Examining the Impact of Ridehailing Services on Public Transit Use
by
Gordon Burtch
Friday, January 26, 2018
10:30 AM – noon
Speakman Hall Suite 200
Abstract
We examine the impact that ridehailing services, such as Uber or Lyft, have had on the utilization of various modes of public transit in the United States via an agency-level analysis. We first evaluate the effects by exploiting the temporally and spatially staggered entry of Uber across the United States to estimate a difference-in-differences model. In doing so, we introduce a novel panel-data matching approach that explicitly seeks to match treated agencies with control agencies that exhibited similar pre-treatment trends in transit utilization over the twenty-four months prior to the arrival of ridehailing services.
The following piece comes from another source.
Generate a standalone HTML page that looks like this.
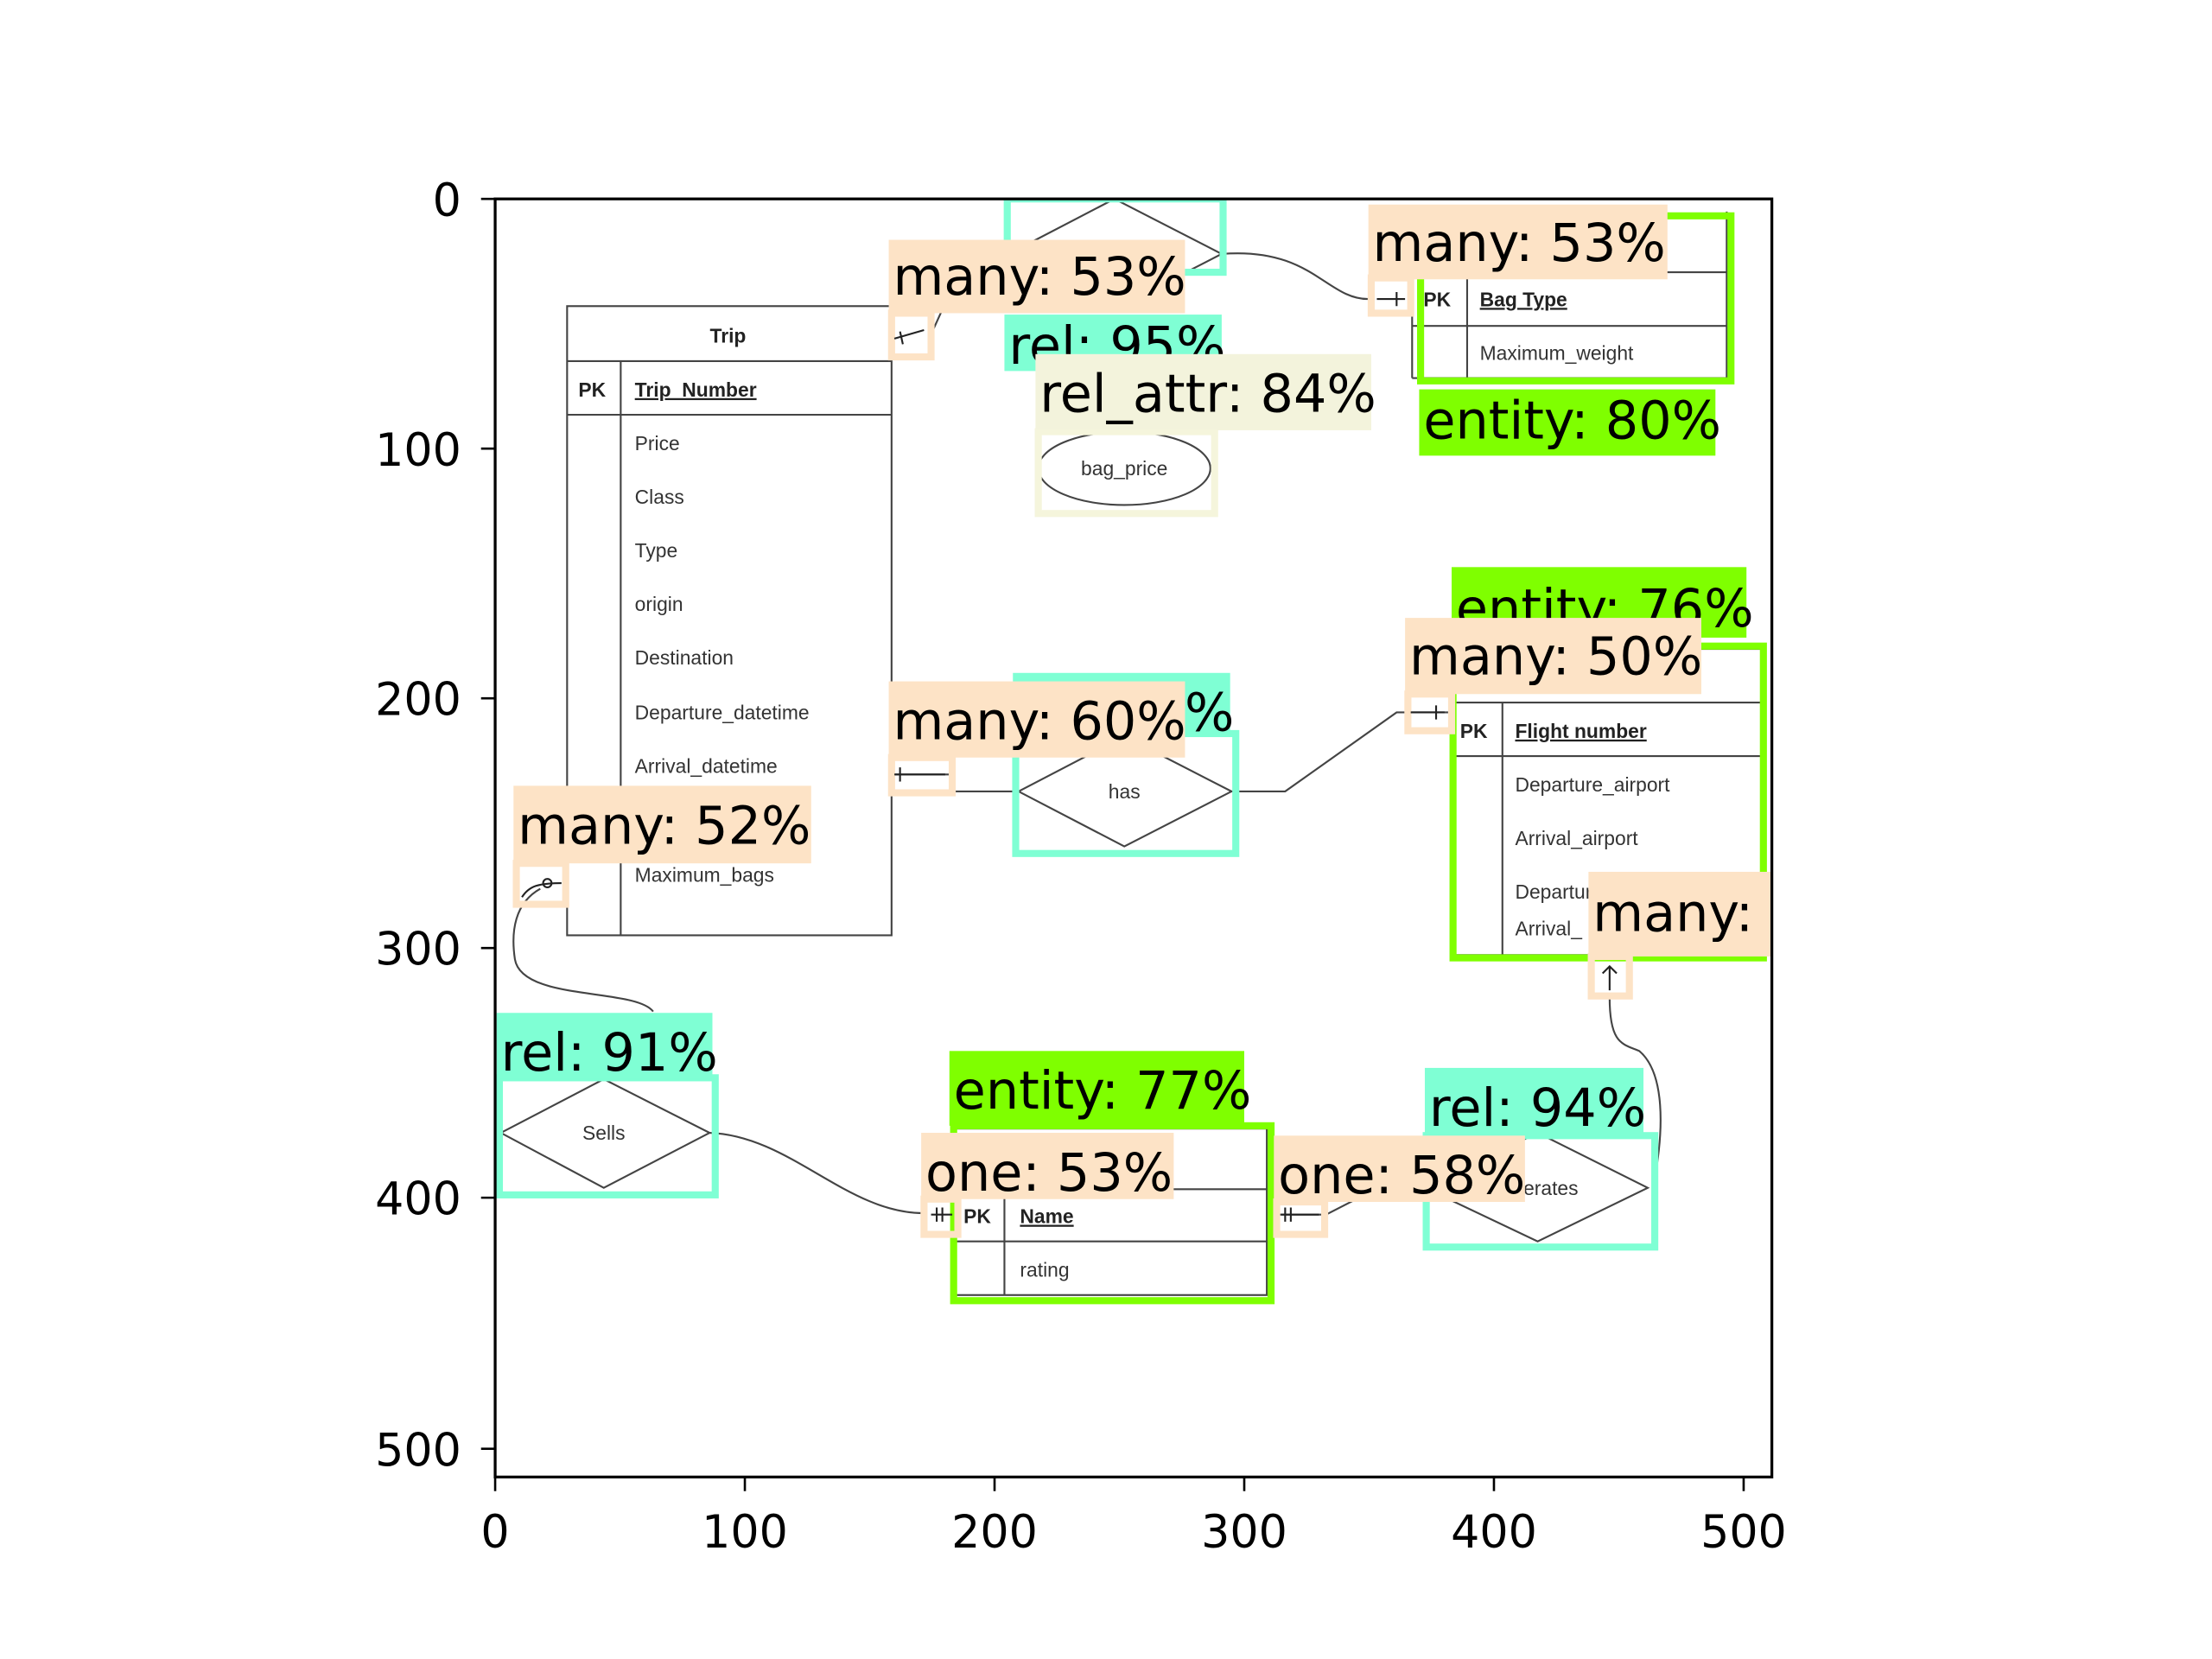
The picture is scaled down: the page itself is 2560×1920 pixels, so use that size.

Our estimates indicate that ridehailing service entry has led to significant reductions in the utilization of road-based, short-haul public transit services, namely city buses, while increasing utilization of rail-based and long-haul transit services, such as subway and commuter rail. We further show that the estimated cannibalization and complementarity effects are attenuated and amplified, respectively, by transit agencies’ pre-existing quality of service. We evaluate the robustness of our results in several ways, such as performing permutation tests and accounting for the entry of multiple ridehailing service operators. For estimates of the city bus impacts, we further consider an alternative, second source of identification, namely a natural experiment in which the Google Maps application incorporated ridehailing services directly into users’ transit / direction recommendations. Here, we show that cities that hosted ridehailing services at the time of the Google Maps change exhibited much larger losses in bus utilization relative to cities that had yet to receive such services, consistent with our main findings. We discuss implications for policymakers and transit operators.